Jeffrey Sachs’ contextualisation of America’s “crusade” against China is worth reading, what with Mike Pompeo, Donald Trump’s secretary of state, recently touring the world to push his aggressive agenda.

On August 11, Mr Pompeo took off for Europe – Prague, Pilsen, Ljubljana, Vienna and Warsaw. He finished the tour at the weekend. In the Slovenian capital, he was slated to sign a Joint Declaration on 5G technology. It’s part of the usual exaggerated warnings from Washington these days about the risks posed by communist China’s “infiltration into high-tech networks”.

Professor Sachs takes a good long look at American, and especially Mr Pompeo’s rhetoric about China and notes the dangers of “extremist, simplistic, and dangerous” positions. The world could be heading for war, he warned, and more because of a particularly apocalyptic American evangelism than anything else.

So to Mr Pompeo’s crusade.

Not too long ago, he said that China’s President Xi Jinping and its ruling Communist Party harbour a “decades-long desire for global hegemony.” The irony, of course, as Professor Sachs points out, is that “only one country – the US – has a defense strategy calling for it to be the ‘preeminent military power in the world’.”

Furthermore, writes Professor Sachs, the US has roughly 800 overseas military bases and China just one (in Djibouti); the US has many military bases close to China, but the reverse isn’t true; the US has 5,800 nuclear warheads and China roughly 320, and finally, the US has 11 aircraft carriers but China has just one.

He then clinches his argument about American hypocrisy in accusing China of the very actions the US has already undertaken: “The US has launched many overseas wars in the past 40 years,” he writes, “China has launched none (though it has been criticized for border skirmishes, most recently with India, that stop short of war).”

The Professor goes on in that vein, adding correctly that China still has quite “a lot of catching up to do to achieve even its basic economic development goals”. Consequently, China doesn’t pose the enormous threat that Mr Pompeo has been warning about.

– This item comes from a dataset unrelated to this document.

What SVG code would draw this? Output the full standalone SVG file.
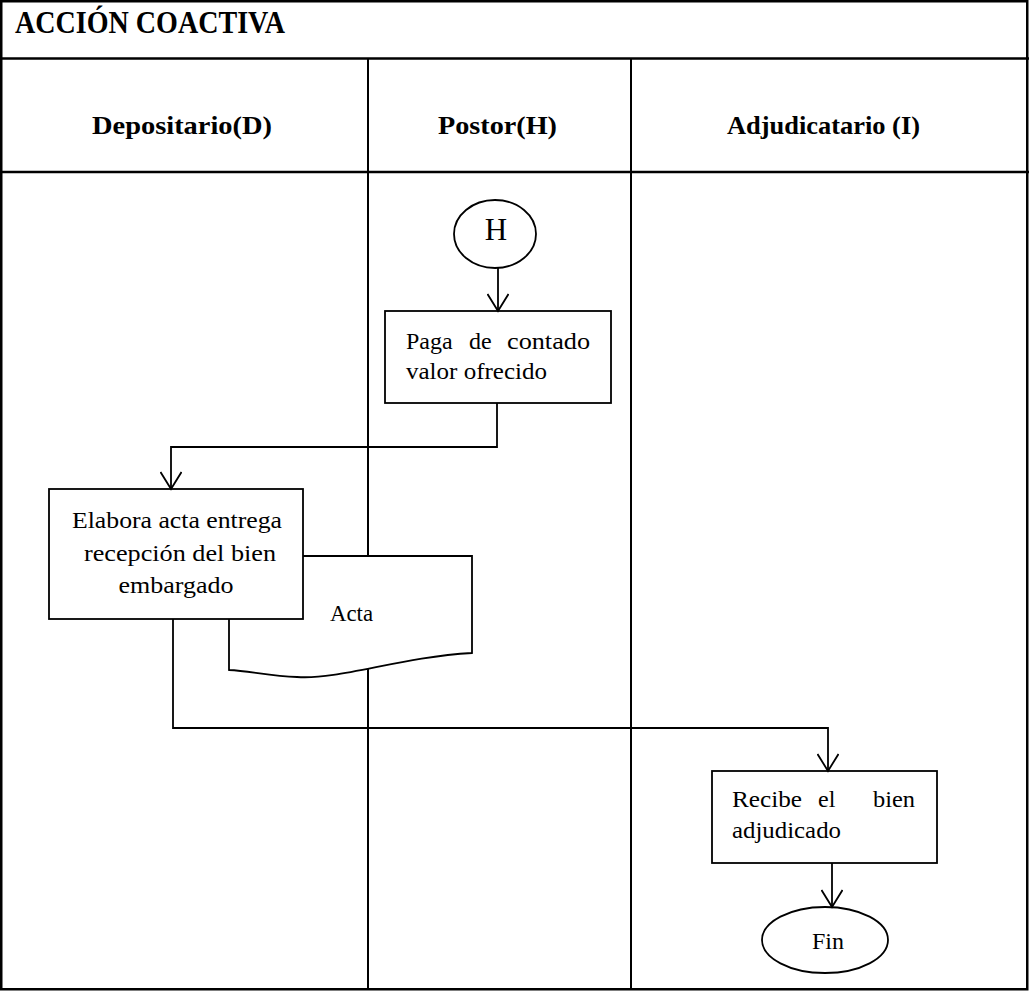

All of this matters as we look ahead to the November 3 US presidential election. If Mr Trump wins, Mr Pompeo’s Christian evangelism, says Professor Sachs, may push the anti-China rhetoric even harder. For, he “is a biblical literalist who believes that the end time, the apocalyptic battle between good and evil, is imminent”.

It’s a worrying prospect and unfortunately, all too real.